## begin

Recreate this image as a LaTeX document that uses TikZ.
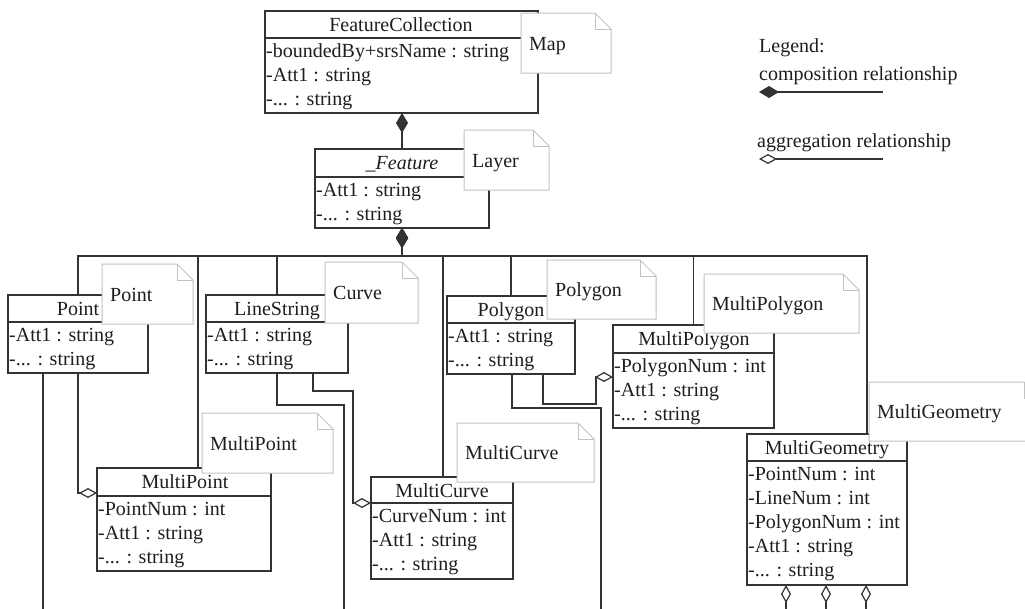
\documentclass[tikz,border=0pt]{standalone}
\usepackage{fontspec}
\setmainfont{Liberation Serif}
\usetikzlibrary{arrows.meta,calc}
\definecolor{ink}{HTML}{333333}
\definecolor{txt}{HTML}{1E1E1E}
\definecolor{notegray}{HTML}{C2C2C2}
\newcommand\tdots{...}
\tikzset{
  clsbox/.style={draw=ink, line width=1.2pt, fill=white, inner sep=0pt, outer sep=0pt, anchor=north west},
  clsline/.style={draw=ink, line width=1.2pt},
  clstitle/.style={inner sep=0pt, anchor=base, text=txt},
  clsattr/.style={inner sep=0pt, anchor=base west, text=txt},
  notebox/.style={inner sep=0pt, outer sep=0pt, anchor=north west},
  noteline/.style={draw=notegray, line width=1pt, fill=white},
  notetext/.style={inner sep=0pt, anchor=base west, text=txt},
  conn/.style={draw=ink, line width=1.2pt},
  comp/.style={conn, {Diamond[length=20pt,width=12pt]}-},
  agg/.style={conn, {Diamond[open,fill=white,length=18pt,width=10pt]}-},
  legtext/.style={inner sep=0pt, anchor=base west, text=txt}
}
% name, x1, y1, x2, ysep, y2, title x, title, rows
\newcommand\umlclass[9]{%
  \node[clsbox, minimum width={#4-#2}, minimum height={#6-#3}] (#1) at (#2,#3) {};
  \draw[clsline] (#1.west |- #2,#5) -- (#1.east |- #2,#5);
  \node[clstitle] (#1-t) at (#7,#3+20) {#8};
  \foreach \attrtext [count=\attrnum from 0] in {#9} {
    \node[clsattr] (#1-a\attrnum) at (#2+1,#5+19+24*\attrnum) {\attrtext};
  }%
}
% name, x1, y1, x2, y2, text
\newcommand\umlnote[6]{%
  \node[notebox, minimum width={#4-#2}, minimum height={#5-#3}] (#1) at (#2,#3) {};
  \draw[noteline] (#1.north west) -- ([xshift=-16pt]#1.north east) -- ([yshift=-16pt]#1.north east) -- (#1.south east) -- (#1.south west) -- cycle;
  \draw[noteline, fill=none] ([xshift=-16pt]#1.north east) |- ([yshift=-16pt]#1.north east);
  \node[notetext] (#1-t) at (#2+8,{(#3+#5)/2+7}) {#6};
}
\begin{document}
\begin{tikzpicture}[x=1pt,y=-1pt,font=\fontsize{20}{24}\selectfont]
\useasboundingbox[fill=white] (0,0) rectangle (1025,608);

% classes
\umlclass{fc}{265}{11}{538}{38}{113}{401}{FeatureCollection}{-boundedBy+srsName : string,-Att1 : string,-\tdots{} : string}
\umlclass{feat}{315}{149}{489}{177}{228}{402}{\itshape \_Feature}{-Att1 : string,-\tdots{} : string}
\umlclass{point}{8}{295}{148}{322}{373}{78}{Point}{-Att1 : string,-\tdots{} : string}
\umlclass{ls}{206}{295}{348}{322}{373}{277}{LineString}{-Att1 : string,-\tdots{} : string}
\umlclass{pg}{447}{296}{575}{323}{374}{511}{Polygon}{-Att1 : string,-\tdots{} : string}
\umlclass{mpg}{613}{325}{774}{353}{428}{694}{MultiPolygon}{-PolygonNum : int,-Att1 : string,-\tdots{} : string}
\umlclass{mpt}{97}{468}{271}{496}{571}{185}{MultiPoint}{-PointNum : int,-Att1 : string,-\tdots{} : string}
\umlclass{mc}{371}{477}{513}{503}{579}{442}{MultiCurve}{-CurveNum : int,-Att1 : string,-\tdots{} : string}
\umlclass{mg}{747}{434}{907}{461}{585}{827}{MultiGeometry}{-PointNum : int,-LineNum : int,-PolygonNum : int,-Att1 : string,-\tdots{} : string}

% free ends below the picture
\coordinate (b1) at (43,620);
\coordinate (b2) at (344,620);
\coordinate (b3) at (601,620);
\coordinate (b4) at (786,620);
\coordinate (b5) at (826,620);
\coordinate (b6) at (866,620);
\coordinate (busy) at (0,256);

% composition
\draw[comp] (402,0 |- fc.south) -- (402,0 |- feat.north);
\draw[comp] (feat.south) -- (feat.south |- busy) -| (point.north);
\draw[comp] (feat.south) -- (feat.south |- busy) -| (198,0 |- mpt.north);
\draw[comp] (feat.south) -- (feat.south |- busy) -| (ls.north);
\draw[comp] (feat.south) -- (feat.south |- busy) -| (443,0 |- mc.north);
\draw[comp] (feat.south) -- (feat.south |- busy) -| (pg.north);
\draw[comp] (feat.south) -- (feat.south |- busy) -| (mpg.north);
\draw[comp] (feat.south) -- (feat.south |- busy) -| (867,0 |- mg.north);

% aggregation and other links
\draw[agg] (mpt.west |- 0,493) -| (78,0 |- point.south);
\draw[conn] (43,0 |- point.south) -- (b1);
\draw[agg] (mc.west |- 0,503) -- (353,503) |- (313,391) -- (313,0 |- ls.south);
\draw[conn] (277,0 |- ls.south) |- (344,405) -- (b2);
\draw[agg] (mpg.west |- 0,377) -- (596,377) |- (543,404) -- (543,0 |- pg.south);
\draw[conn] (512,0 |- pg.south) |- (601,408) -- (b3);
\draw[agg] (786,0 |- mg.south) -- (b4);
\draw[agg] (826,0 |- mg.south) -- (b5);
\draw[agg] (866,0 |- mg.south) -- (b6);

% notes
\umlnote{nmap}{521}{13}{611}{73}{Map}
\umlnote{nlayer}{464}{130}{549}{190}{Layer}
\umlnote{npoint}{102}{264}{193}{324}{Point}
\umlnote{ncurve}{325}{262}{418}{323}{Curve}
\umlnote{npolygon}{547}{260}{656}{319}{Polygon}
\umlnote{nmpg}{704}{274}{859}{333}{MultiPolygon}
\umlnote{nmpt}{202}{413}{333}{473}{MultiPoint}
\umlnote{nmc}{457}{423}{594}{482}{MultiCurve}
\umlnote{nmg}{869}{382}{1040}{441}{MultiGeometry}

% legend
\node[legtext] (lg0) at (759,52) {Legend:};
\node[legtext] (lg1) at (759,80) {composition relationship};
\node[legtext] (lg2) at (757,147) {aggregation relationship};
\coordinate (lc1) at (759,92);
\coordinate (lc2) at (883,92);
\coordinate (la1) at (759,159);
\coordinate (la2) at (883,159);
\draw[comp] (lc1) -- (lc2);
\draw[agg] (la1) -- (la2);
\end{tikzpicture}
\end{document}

## end

→ Exercise aim
Without the pictures, print the whole listing exactly as given.

→ Answer for this exercise
Recreate this image as a LaTeX document that uses TikZ.
\documentclass[tikz,border=0pt]{standalone}
\usepackage{fontspec}
\setmainfont{Liberation Serif}
\usetikzlibrary{arrows.meta,calc}
\definecolor{ink}{HTML}{333333}
\definecolor{txt}{HTML}{1E1E1E}
\definecolor{notegray}{HTML}{C2C2C2}
\newcommand\tdots{...}
\tikzset{
  clsbox/.style={draw=ink, line width=1.2pt, fill=white, inner sep=0pt, outer sep=0pt, anchor=north west},
  clsline/.style={draw=ink, line width=1.2pt},
  clstitle/.style={inner sep=0pt, anchor=base, text=txt},
  clsattr/.style={inner sep=0pt, anchor=base west, text=txt},
  notebox/.style={inner sep=0pt, outer sep=0pt, anchor=north west},
  noteline/.style={draw=notegray, line width=1pt, fill=white},
  notetext/.style={inner sep=0pt, anchor=base west, text=txt},
  conn/.style={draw=ink, line width=1.2pt},
  comp/.style={conn, {Diamond[length=20pt,width=12pt]}-},
  agg/.style={conn, {Diamond[open,fill=white,length=18pt,width=10pt]}-},
  legtext/.style={inner sep=0pt, anchor=base west, text=txt}
}
% name, x1, y1, x2, ysep, y2, title x, title, rows
\newcommand\umlclass[9]{%
  \node[clsbox, minimum width={#4-#2}, minimum height={#6-#3}] (#1) at (#2,#3) {};
  \draw[clsline] (#1.west |- #2,#5) -- (#1.east |- #2,#5);
  \node[clstitle] (#1-t) at (#7,#3+20) {#8};
  \foreach \attrtext [count=\attrnum from 0] in {#9} {
    \node[clsattr] (#1-a\attrnum) at (#2+1,#5+19+24*\attrnum) {\attrtext};
  }%
}
% name, x1, y1, x2, y2, text
\newcommand\umlnote[6]{%
  \node[notebox, minimum width={#4-#2}, minimum height={#5-#3}] (#1) at (#2,#3) {};
  \draw[noteline] (#1.north west) -- ([xshift=-16pt]#1.north east) -- ([yshift=-16pt]#1.north east) -- (#1.south east) -- (#1.south west) -- cycle;
  \draw[noteline, fill=none] ([xshift=-16pt]#1.north east) |- ([yshift=-16pt]#1.north east);
  \node[notetext] (#1-t) at (#2+8,{(#3+#5)/2+7}) {#6};
}
\begin{document}
\begin{tikzpicture}[x=1pt,y=-1pt,font=\fontsize{20}{24}\selectfont]
\useasboundingbox[fill=white] (0,0) rectangle (1025,608);

% classes
\umlclass{fc}{265}{11}{538}{38}{113}{401}{FeatureCollection}{-boundedBy+srsName : string,-Att1 : string,-\tdots{} : string}
\umlclass{feat}{315}{149}{489}{177}{228}{402}{\itshape \_Feature}{-Att1 : string,-\tdots{} : string}
\umlclass{point}{8}{295}{148}{322}{373}{78}{Point}{-Att1 : string,-\tdots{} : string}
\umlclass{ls}{206}{295}{348}{322}{373}{277}{LineString}{-Att1 : string,-\tdots{} : string}
\umlclass{pg}{447}{296}{575}{323}{374}{511}{Polygon}{-Att1 : string,-\tdots{} : string}
\umlclass{mpg}{613}{325}{774}{353}{428}{694}{MultiPolygon}{-PolygonNum : int,-Att1 : string,-\tdots{} : string}
\umlclass{mpt}{97}{468}{271}{496}{571}{185}{MultiPoint}{-PointNum : int,-Att1 : string,-\tdots{} : string}
\umlclass{mc}{371}{477}{513}{503}{579}{442}{MultiCurve}{-CurveNum : int,-Att1 : string,-\tdots{} : string}
\umlclass{mg}{747}{434}{907}{461}{585}{827}{MultiGeometry}{-PointNum : int,-LineNum : int,-PolygonNum : int,-Att1 : string,-\tdots{} : string}

% free ends below the picture
\coordinate (b1) at (43,620);
\coordinate (b2) at (344,620);
\coordinate (b3) at (601,620);
\coordinate (b4) at (786,620);
\coordinate (b5) at (826,620);
\coordinate (b6) at (866,620);
\coordinate (busy) at (0,256);

% composition
\draw[comp] (402,0 |- fc.south) -- (402,0 |- feat.north);
\draw[comp] (feat.south) -- (feat.south |- busy) -| (point.north);
\draw[comp] (feat.south) -- (feat.south |- busy) -| (198,0 |- mpt.north);
\draw[comp] (feat.south) -- (feat.south |- busy) -| (ls.north);
\draw[comp] (feat.south) -- (feat.south |- busy) -| (443,0 |- mc.north);
\draw[comp] (feat.south) -- (feat.south |- busy) -| (pg.north);
\draw[comp] (feat.south) -- (feat.south |- busy) -| (mpg.north);
\draw[comp] (feat.south) -- (feat.south |- busy) -| (867,0 |- mg.north);

% aggregation and other links
\draw[agg] (mpt.west |- 0,493) -| (78,0 |- point.south);
\draw[conn] (43,0 |- point.south) -- (b1);
\draw[agg] (mc.west |- 0,503) -- (353,503) |- (313,391) -- (313,0 |- ls.south);
\draw[conn] (277,0 |- ls.south) |- (344,405) -- (b2);
\draw[agg] (mpg.west |- 0,377) -- (596,377) |- (543,404) -- (543,0 |- pg.south);
\draw[conn] (512,0 |- pg.south) |- (601,408) -- (b3);
\draw[agg] (786,0 |- mg.south) -- (b4);
\draw[agg] (826,0 |- mg.south) -- (b5);
\draw[agg] (866,0 |- mg.south) -- (b6);

% notes
\umlnote{nmap}{521}{13}{611}{73}{Map}
\umlnote{nlayer}{464}{130}{549}{190}{Layer}
\umlnote{npoint}{102}{264}{193}{324}{Point}
\umlnote{ncurve}{325}{262}{418}{323}{Curve}
\umlnote{npolygon}{547}{260}{656}{319}{Polygon}
\umlnote{nmpg}{704}{274}{859}{333}{MultiPolygon}
\umlnote{nmpt}{202}{413}{333}{473}{MultiPoint}
\umlnote{nmc}{457}{423}{594}{482}{MultiCurve}
\umlnote{nmg}{869}{382}{1040}{441}{MultiGeometry}

% legend
\node[legtext] (lg0) at (759,52) {Legend:};
\node[legtext] (lg1) at (759,80) {composition relationship};
\node[legtext] (lg2) at (757,147) {aggregation relationship};
\coordinate (lc1) at (759,92);
\coordinate (lc2) at (883,92);
\coordinate (la1) at (759,159);
\coordinate (la2) at (883,159);
\draw[comp] (lc1) -- (lc2);
\draw[agg] (la1) -- (la2);
\end{tikzpicture}
\end{document}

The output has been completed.